US Senate passes resolution to Apologize for Slavery

The Senate passed a resolution Thursday calling on the United States to apologize officially for the enslavement and segregation of millions of African-Americans and to acknowledge "the fundamental injustice, brutality and inhumanity of slavery and Jim Crow laws."

The resolution, sponsored with little fanfare by Sen. Tom Harkin, D-Iowa, passed on a voice vote. It now moves to the House of Representatives, where it may meet an unlikely foe: members of the Congressional Black Caucus.

Several CBC members expressed concerns Thursday about a disclaimer that states that "nothing in this resolution authorizes or supports any claim against the United States; or serves as a settlement of any claim against the United States."

Sen. Roland Burris, D-Ill., the Senate's lone African-American, went to the floor after the Harkin resolution passed and said, "I want to go on record making sure that that disclaimer in no way would eliminate future actions that may be brought before this body that may deal with reparations."

NAACP, unlike Congressional Black Caucus, applauds slavery apology

The U.S. Senate support of a resolution offering a formal apology for slavery has not gone far enough for some members of the Congressional Black Caucus (see previous post), but the NAACP is happy with the action.

The head of the NAACP sent out a statement this morning to the media applauding the action today by senators and is urging the House to follow suit.

Senator Roland W. Burris today delivered a statement on the Senate floor supporting Senator Tom Harkin (D-Iowa) and Senator Sam Brownback (R-Kan.) for their introduction of a resolution to apologize for slavery, Jim Crow laws, and policies of segregation and hate.

Senator Burris made the following remarks from the Senate floor:

“Slavery and racial segregation have left a tragic legacy that divided this country in the bloodiest war we have yet known. It is a legacy that still affects each and every one of us to this day. My colleagues, Senator Harkin and Senator Brownback, have introduced a resolution apologizing for slavery, Jim Crow laws, and policies of segregation and hate. I applaud my colleagues for their willingness to confront the difficult history we all share. Several state governments have issued similar apologies, but the fact that the blight of slavery was a national concern demands a national response.
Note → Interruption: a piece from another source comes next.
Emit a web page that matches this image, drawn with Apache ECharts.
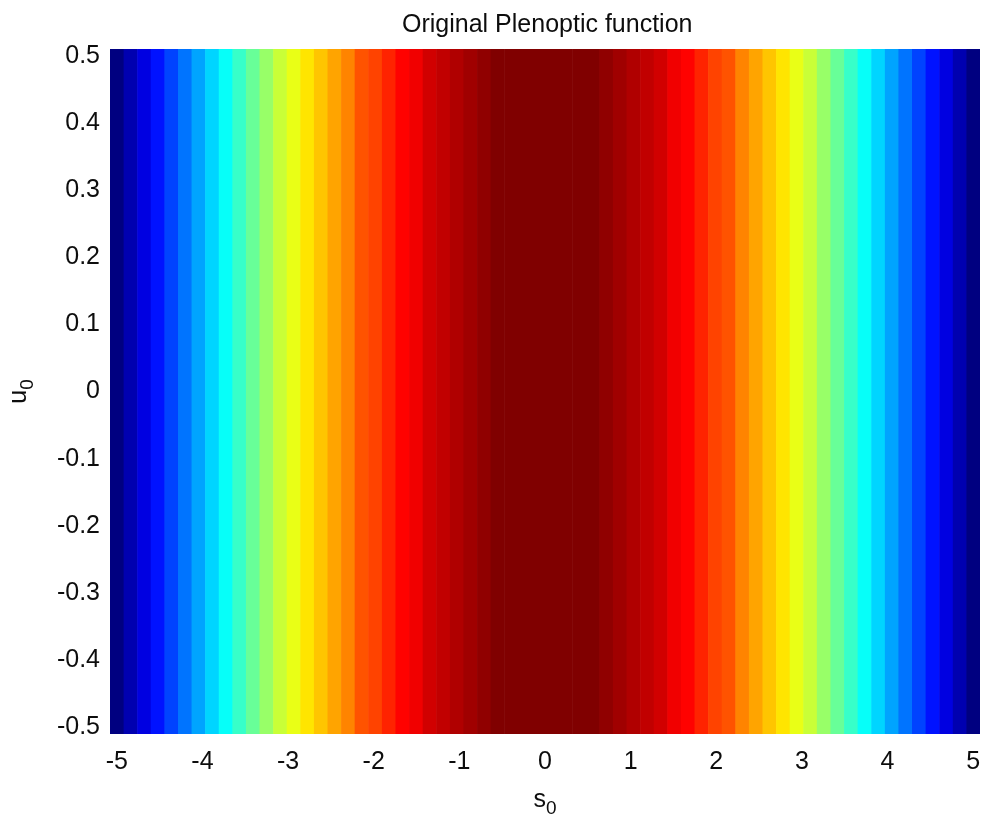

“As I look around the Senate floor today, I think of my parents, who never saw this chamber. I think of my grandparents, who never saw this city. And I think of my ancestors, who could dream only of their freedom. My own great, great grandfather was given that freedom--freed from bondage as a slave in the 1860s near Columbus, Georgia. Without a name of his own, he adopted an Army rank as his first name, and took as his last name the County where he had lived, Major Green. And in the span of only those few generations, I stand here in the Senate chamber as the great, great grandson of Major Green on that uniquely American arc of history that has taken my own family from slave to Senator.

“As a nation, we have come a long way. But we cannot turn our backs on the shame of slavery, just as we cannot turn our backs on the rest of the Constitution that at one time embraced it. The greatness of this nation comes from our ability to chart a new course – to shape and reshape the destiny that we share, choosing to reject injustice and cruelty. Choosing to overcome the tragic legacy of past mistakes and look ahead to a brighter future. This resolution cannot erase that terrible legacy, but it can help to heal the wounds of centuries gone by. It can pave the way for future progress.”